Black Bean Dip (adapted from Paulette Mitchell)
1 TBSP olive oil
¼ cup coarsely chopped onion
2 cloves garlic, minced
One 15-oz can black beans, rinsed and drained
2 TBSP fresh lime juice
1 TBSP minced jalapeno chile, or to taste
¼ tsp cumin
3 TBSP coarsely chopped fresh cilantro
salt and pepper to taste
  1. Heat oil in small skillet over medium-high heat. Add onion, cook until tender. Add garlic, cook for one minute.
  2. In a food processor, add beans, lime juice, chile, cumin, and onion mixture. Process until smooth. Stir in cilantro. Salt and pepper to taste.
 
Crispy Crackers (Adapted from Washburn and Butt)
1 cup water
4 TBSP extra virgin olive oil
2 tsp cider vinegar
1 cup brown rice flour
1 cup sorghum flour
½ cup cornstarch
2/3 cups quinoa flour
3 tsp xanthan gum
1 tsp baking powder
2 tsp salt
½ cup grated Parmesan cheese
½ cup sesame seeds
3 TBSP dried oregano
  1. Preheat oven 375 degrees.
  2. In a small bowl, combine water, oil and vinegar. Set aside.
  3. In a food processor, add brown rice flour sorghum flour, cornstarch , quinoa flour, xanthan gum, baking powder, salt, Parmesan cheese, sesame seeds and oregano. Pulse a couple of times to combine ingredients.
  4. With food processor running, gradually add liquid mixture through feeding tube in a slow steady stream.

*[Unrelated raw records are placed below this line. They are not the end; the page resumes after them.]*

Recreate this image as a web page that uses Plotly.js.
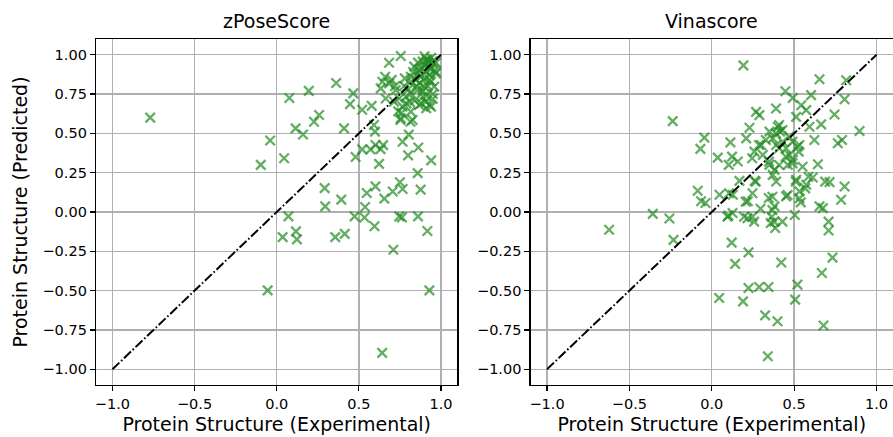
<!DOCTYPE html>
<html>
<head>
<meta charset="utf-8">
<script src="https://cdn.plot.ly/plotly-3.0.1.min.js"></script>
<style>html,body{margin:0;padding:0;background:#fff;}#chart{width:893px;height:437px;}</style>
</head>
<body>
<div id="chart"></div>
<script>
// zPoseScore: experimental vs predicted
const zposeExp = [-0.77,-0.04,-0.097,0.045,0.077,0.115,0.16,0.195,0.227,0.258,0.362,0.41,0.446,0.466,0.52,0.578,0.598,0.52,0.48,0.571,0.601,0.648,0.623,0.632,0.766,0.804,0.80,0.862,0.94,0.858,0.876,0.75,0.766,0.706,0.655,0.601,0.548,0.538,0.474,0.534,0.595,0.393,0.292,0.295,0.071,0.036,0.117,0.123,0.356,0.414,0.746,0.762,0.86,0.917,0.71,-0.055,0.929,0.642,0.753,0.814,0.592,
  0.684,0.755,0.643,0.684,0.633,0.724,0.776,0.816,0.867,0.888,0.918,0.949,0.969,0.929,0.898,0.857,0.816,0.786,0.745,0.714,0.663,0.765,0.816,0.755,0.827,0.867,0.908,0.939,0.888,0.847,0.878,0.908,0.837,0.939,0.959,
  0.90,0.92,0.93,0.95,0.91,0.88,0.86,0.90,0.93,0.87,0.92,0.94,0.89,0.85,0.91,0.95,0.88,0.84,0.80,0.82,0.78,0.96,0.97,0.90,0.94,0.86,0.83,0.79,0.74,0.70,0.66,0.72,0.93,0.91,0.95,0.76,0.81,0.97];
const zposePred = [0.60,0.455,0.30,0.342,0.725,0.532,0.493,0.770,0.574,0.617,0.82,0.532,0.686,0.754,0.650,0.675,0.511,0.398,0.350,0.398,0.426,0.425,0.306,0.400,0.447,0.492,0.360,0.410,0.328,0.247,0.142,0.189,0.146,0.130,0.085,0.163,0.121,0.032,-0.028,-0.035,-0.091,0.079,0.152,0.036,-0.028,-0.160,-0.123,-0.174,-0.160,-0.139,-0.028,-0.034,-0.028,-0.121,-0.240,-0.498,-0.498,-0.896,0.585,0.574,0.553,
  0.949,0.992,0.828,0.818,0.786,0.775,0.801,0.860,0.903,0.956,0.966,0.945,0.881,0.839,0.797,0.775,0.754,0.733,0.722,0.701,0.722,0.670,0.638,0.595,0.585,0.680,0.701,0.670,0.733,0.839,0.860,0.892,0.924,0.907,0.797,
  0.93,0.95,0.92,0.96,0.97,0.91,0.88,0.85,0.87,0.82,0.80,0.83,0.77,0.80,0.74,0.72,0.69,0.71,0.78,0.83,0.85,0.90,0.95,0.99,0.98,0.95,0.89,0.69,0.64,0.84,0.86,0.80,0.68,0.66,0.75,0.63,0.70,0.89];

// Vinascore: experimental vs predicted
const vinaExp = [-0.237,0.192,0.654,0.816,0.447,0.492,0.603,0.806,0.39,0.269,0.289,0.543,0.573,0.512,0.745,0.664,0.593,0.897,0.791,0.765,0.623,-0.045,-0.069,0.113,0.036,0.123,0.158,0.103,0.229,0.209,0.259,0.245,0.300,0.310,0.350,0.370,0.401,0.415,0.431,0.451,0.391,0.472,0.492,0.462,0.528,0.532,0.381,0.350,0.644,0.715,0.806,0.785,0.613,0.573,0.532,0.512,0.451,0.391,0.370,0.346,0.381,0.261,0.168,0.128,0.047,-0.085,-0.065,-0.038,0.219,0.296,0.654,0.674,
  0.409,0.429,0.389,0.47,0.49,0.409,0.449,0.287,0.328,0.348,0.409,0.52,0.551,-0.623,-0.358,-0.257,-0.232,0.105,0.095,0.121,0.142,0.223,0.422,0.733,0.196,0.217,0.247,0.257,0.206,0.247,0.267,0.368,0.368,0.379,0.429,0.504,0.364,0.460,0.532,0.510,0.567,0.587,0.688,0.709,0.709,0.490,0.358,0.385,0.540,0.045,0.190,0.223,0.287,0.344,0.520,0.506,0.324,0.399,0.678,0.340,0.668,0.101,0.126];
const vinaPred = [0.578,0.932,0.844,0.838,0.768,0.726,0.743,0.717,0.658,0.637,0.616,0.679,0.648,0.605,0.620,0.557,0.542,0.515,0.458,0.437,0.458,0.473,0.401,0.443,0.346,0.352,0.321,0.300,0.536,0.468,0.384,0.342,0.426,0.363,0.511,0.468,0.542,0.511,0.447,0.405,0.426,0.363,0.331,0.300,0.384,0.426,0.268,0.300,0.304,0.190,0.162,0.078,0.219,0.173,0.131,0.205,0.099,0.194,0.236,0.089,0.036,0.198,0.198,0.110,0.110,0.135,0.068,0.057,0.068,0.021,0.036,0.025,
  0.553,0.521,0.500,0.479,0.447,0.405,0.352,0.426,0.458,0.320,0.299,0.415,0.288,-0.113,-0.012,-0.041,-0.177,0.119,-0.030,-0.195,-0.330,-0.257,-0.321,-0.290,-0.030,-0.040,-0.030,-0.061,0.066,0.119,0.193,0.097,0.013,-0.061,-0.061,-0.019,-0.030,0.108,0.087,0.193,0.150,0.224,0.193,-0.061,-0.118,0.309,-0.070,-0.102,0.061,-0.547,-0.568,-0.483,-0.477,-0.477,-0.462,-0.557,-0.657,-0.695,-0.722,-0.917,-0.388,-0.023,-0.006];

const diagX = [-1, 1];
const diagY = [-1, 1];
const panelTitles = ['zPoseScore', 'Vinascore'];
const xTitle = 'Protein Structure (Experimental)';
const yTitle = 'Protein Structure (Predicted)';
const xTicks = [-1.0, -0.5, 0.0, 0.5, 1.0];
const yTicks = [-1.0, -0.75, -0.5, -0.25, 0.0, 0.25, 0.5, 0.75, 1.0];

const FONT = 'DejaVu Sans, sans-serif';
const markerStyle = {symbol: 'x-thin-open', size: 9.5, color: 'rgba(34,139,34,0.7)', line: {width: 2.3, color: 'rgba(34,139,34,0.7)'}};
const lineStyle = {color: 'black', width: 2, dash: '9.6px,2.4px,1.6px,2.4px'};

const traces = [
  {x: zposeExp, y: zposePred, type: 'scatter', mode: 'markers', marker: markerStyle, xaxis: 'x', yaxis: 'y', hoverinfo: 'skip'},
  {x: diagX, y: diagY, type: 'scatter', mode: 'lines', line: lineStyle, xaxis: 'x', yaxis: 'y', hoverinfo: 'skip'},
  {x: vinaExp, y: vinaPred, type: 'scatter', mode: 'markers', marker: markerStyle, xaxis: 'x2', yaxis: 'y2', hoverinfo: 'skip'},
  {x: diagX, y: diagY, type: 'scatter', mode: 'lines', line: lineStyle, xaxis: 'x2', yaxis: 'y2', hoverinfo: 'skip'}
];

function xAxis(domain, anchor) {
  return {domain: domain, anchor: anchor, range: [-1.1, 1.1], tickvals: xTicks, tickformat: '.1f',
    showgrid: true, gridcolor: '#b0b0b0', gridwidth: 1.3, zeroline: false,
    showline: true, linecolor: 'black', linewidth: 1.2, mirror: true,
    ticks: 'outside', ticklen: 5, tickwidth: 1.2, tickcolor: 'black',
    tickfont: {family: FONT, size: 14.5, color: 'black'},
    title: {text: xTitle, font: {family: FONT, size: 19, color: 'black'}, standoff: 7},
    automargin: false};
}
function yAxis(anchor, withTitle) {
  const a = {domain: [0, 1], anchor: anchor, range: [-1.1, 1.1], tickvals: yTicks, tickformat: '.2f',
    showgrid: true, gridcolor: '#b0b0b0', gridwidth: 1.3, zeroline: false,
    showline: true, linecolor: 'black', linewidth: 1.2, mirror: true,
    ticks: 'outside', ticklen: 5, tickwidth: 1.2, tickcolor: 'black',
    tickfont: {family: FONT, size: 14.5, color: 'black'},
    automargin: false};
  if (withTitle) a.title = {text: yTitle, font: {family: FONT, size: 19, color: 'black'}, standoff: 9};
  return a;
}

const layout = {
  width: 893, height: 437,
  margin: {l: 96, r: 0, t: 39, b: 52, pad: 0},
  paper_bgcolor: 'white', plot_bgcolor: 'white',
  showlegend: false,
  xaxis: xAxis([0, 0.4535], 'y'),
  yaxis: yAxis('x', true),
  xaxis2: xAxis([0.5452, 1.0], 'y2'),
  yaxis2: yAxis('x2', false),
  annotations: panelTitles.map((t, i) => ({
    text: t, xref: (i === 0 ? 'x' : 'x2') + ' domain', x: 0.5, yref: 'paper', y: 1,
    xanchor: 'center', yanchor: 'bottom', yshift: 5, showarrow: false,
    font: {family: FONT, size: 19, color: 'black'}
  }))
};

Plotly.newPlot('chart', traces, layout, {staticPlot: true, displayModeBar: false});
</script>
</body>
</html>
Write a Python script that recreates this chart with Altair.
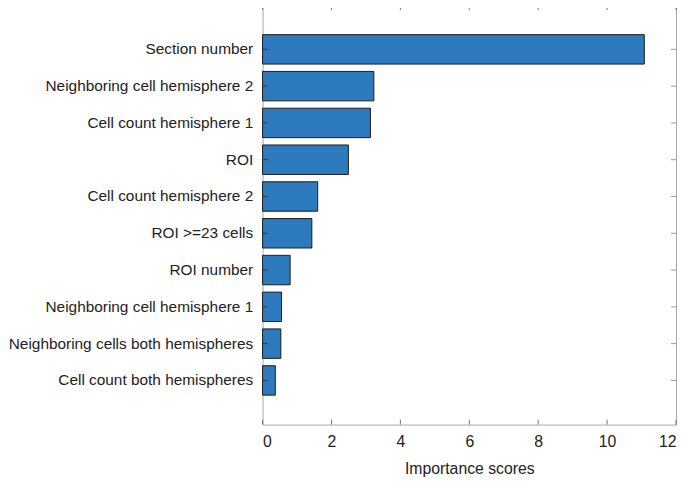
import altair as alt
import pandas as pd

features = [
    "Section number",
    "Neighboring cell hemisphere 2",
    "Cell count hemisphere 1",
    "ROI",
    "Cell count hemisphere 2",
    "ROI >=23 cells",
    "ROI number",
    "Neighboring cell hemisphere 1",
    "Neighboring cells both hemispheres",
    "Cell count both hemispheres",
]
scores = [11.08, 3.23, 3.13, 2.49, 1.60, 1.43, 0.80, 0.55, 0.53, 0.37]
x_ticks = [0, 2, 4, 6, 8, 10, 12]

W, H = 419, 425
FONT = "Liberation Sans"
GRAY = "#a8a8a8"
FS = 16

df = pd.DataFrame({"feature": features, "score": scores})
ticks_df = pd.DataFrame({"t": x_ticks})

yenc = alt.Y(
    "feature:N",
    sort=features,
    scale=alt.Scale(paddingInner=0.2, paddingOuter=0.8),
    axis=alt.Axis(
        title=None, domain=False, ticks=False, labelPadding=10, labelLimit=0,
        labelFontSize=15.6, labelFont=FONT, labelColor="#222222",
    ),
)
xscale = alt.Scale(domain=[0, 12], nice=False, zero=True)

bars = alt.Chart(df).mark_bar(
    color="#2E7ABE", stroke="#1a1a1a", strokeWidth=1
).encode(
    x=alt.X(
        "score:Q",
        scale=xscale,
        axis=alt.Axis(
            title="Importance scores", values=x_ticks, domain=False, ticks=False,
            grid=False, labelPadding=9, labelFontSize=FS, labelFont=FONT,
            labelColor="#222222", titleFont=FONT, titleFontSize=FS,
            titleFontWeight="normal", titleColor="#222222", titlePadding=12,
        ),
    ),
    y=yenc,
)

xt_bottom = alt.Chart(ticks_df).mark_rule(color="#777777", strokeWidth=1).encode(
    x=alt.X("t:Q", scale=xscale), y=alt.value(H), y2=alt.value(H - 5)
)
xt_top = alt.Chart(ticks_df).mark_rule(color="#777777", strokeWidth=1).encode(
    x=alt.X("t:Q", scale=xscale), y=alt.value(0), y2=alt.value(5)
)
yt_left = alt.Chart(df).mark_rule(color="#333333", strokeWidth=1).encode(
    y=yenc, x=alt.value(0), x2=alt.value(5)
)
yt_right = alt.Chart(df).mark_rule(color="#999999", strokeWidth=1).encode(
    y=yenc, x=alt.value(W), x2=alt.value(W - 5)
)

chart = alt.layer(bars, xt_bottom, xt_top, yt_left, yt_right).properties(
    width=W, height=H, padding={"top": -7, "left": 0, "right": 0, "bottom": 0},
    background="white",
).configure_view(stroke=GRAY, strokeWidth=1)

chart.save("out.html", embed_options={"renderer": "svg", "actions": False})
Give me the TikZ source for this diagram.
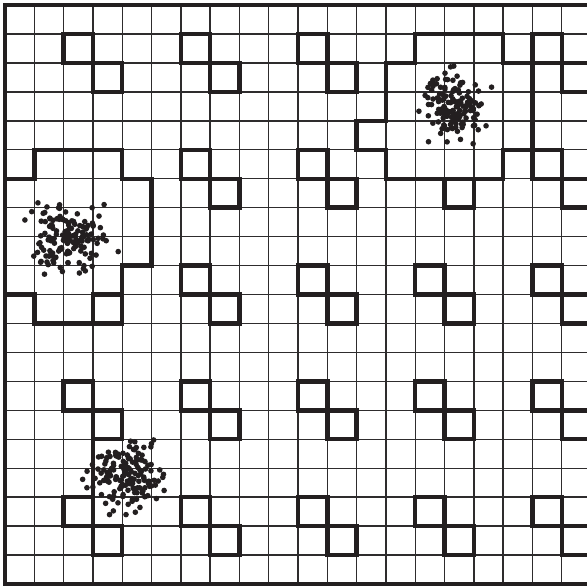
\documentclass[tikz,border=0pt]{standalone}
\usepackage{xcolor}
\definecolor{Ink}{HTML}{231F20}
\definecolor{GridInk}{HTML}{2E2C2D}

\tikzset{
  gridthin/.style={GridInk,line width=0.8pt},
  cellbold/.style={Ink,line width=2.5pt,line join=miter},
  frame/.style={Ink,line width=1.9pt},
  dot/.style={fill=Ink},
}

% scattered points round a centre (cx,cy), spread (sx,sy), count n
\newcommand{\dotcloud}[5]{%
  \foreach \k in {1,...,#5}{%
    \pgfmathsetmacro\px{#1+#3*(rand+rand+rand)}%
    \pgfmathsetmacro\py{#2+#4*(rand+rand+rand)}%
    \fill[dot] (\px,\py) circle (1.6pt);
  }}

\begin{document}
\begin{tikzpicture}[x=0.586cm,y=-0.579cm]
\useasboundingbox (-0.171,-0.173) rectangle (19.863,20.07);
\clip (-0.171,-0.173) rectangle (19.863,20.07);
\fill[white] (-0.171,-0.173) rectangle (19.863,20.07);
% cells
\foreach \i in {1,...,19}{
  \draw[gridthin] (\i,0) -- (\i,20);
  \draw[gridthin] (0,\i) -- (20,\i);
}
% points
\pgfmathsetseed{4127}
\dotcloud{15.36}{3.45}{0.50}{0.62}{140}
\dotcloud{2.22}{8.02}{0.62}{0.58}{150}
\dotcloud{4.15}{16.30}{0.60}{0.58}{150}
% pairs of marked cells
\foreach \c/\r in {2/1,3/2,6/1,7/2,10/1,11/2,18/1,19/2,
                   6/5,7/6,10/5,11/6,15/6,18/5,19/6,
                   3/10,6/9,7/10,10/9,11/10,14/9,15/10,18/9,19/10,
                   2/13,3/14,6/13,7/14,10/13,11/14,14/13,15/14,18/13,19/14,
                   2/17,3/18,6/17,7/18,10/17,11/18,14/17,15/18,18/17,19/18}
  \draw[cellbold] (\c,\r) rectangle ++(1,1);
% outlines of the dense regions
\draw[cellbold] (14,1) -- (17,1) -- (17,2) -- (18,2) -- (18,5) -- (17,5) -- (17,6)
  -- (13,6) -- (13,5) -- (12,5) -- (12,4) -- (13,4) -- (13,2) -- (14,2) -- cycle;
\draw[cellbold] (1,5) -- (4,5) -- (4,6) -- (5,6) -- (5,9) -- (4,9) -- (4,10)
  -- (3,10) -- (3,11) -- (1,11) -- (1,10) -- (0,10) -- (0,6) -- (1,6) -- cycle;
\draw[cellbold] (3,15) -- (3,17);
% border
\draw[frame] (0,0) rectangle (20,20);
\end{tikzpicture}
\end{document}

Process until mixture forms a ball.
  5. Divide dough into 4 pieces. Place on plastic wrap and flatten into a disk. Refrigerate for 10 minutes.
  6. Place one disk between 2 pieces of parchment paper or wax paper and roll out the dough as thinly as possible. Carefully remove top paper and invert flattened dough on to an ungreased baking sheet. Remove other paper. NOTE: if you want to make shapes, remove top paper and using a cutter, make shapes and transfer them to the baking sheet pan.
  7. Bake in preheated oven for 15 minutes or until browned and crisp. Remove and place on a cooking rack. Store at room temperature in an airtight container.
 
Side dishes  
Wild Rice and Brown Rice Stuffing
½ stick unsalted butter (2 oz)
½ cup chopped carrots
½ cups chopped white mushrooms
½ cup chopped celery
½ cup chopped onions
¾ cup wild rice
½ cup brown basmati rice
3 TBSP fresh dill
salt and pepper to taste
  1. Melt butter in a large frying pan. Sauté carrots, mushrooms, celery and onions until soft, about 15 minutes.
  2. In a large saucepan, boil 4 cups of water and then add wild rice. Cover and cook over low to medium heat, until water is absorbed or rice is tender.
  3. In a small saucepan, boil 1-½ cups of water and add basmati rice. Cook uncovered until tender.
  4. In a large bowl, add carrot mixture, cooked wild rice and basmati rice. Add dill and salt and pepper to taste.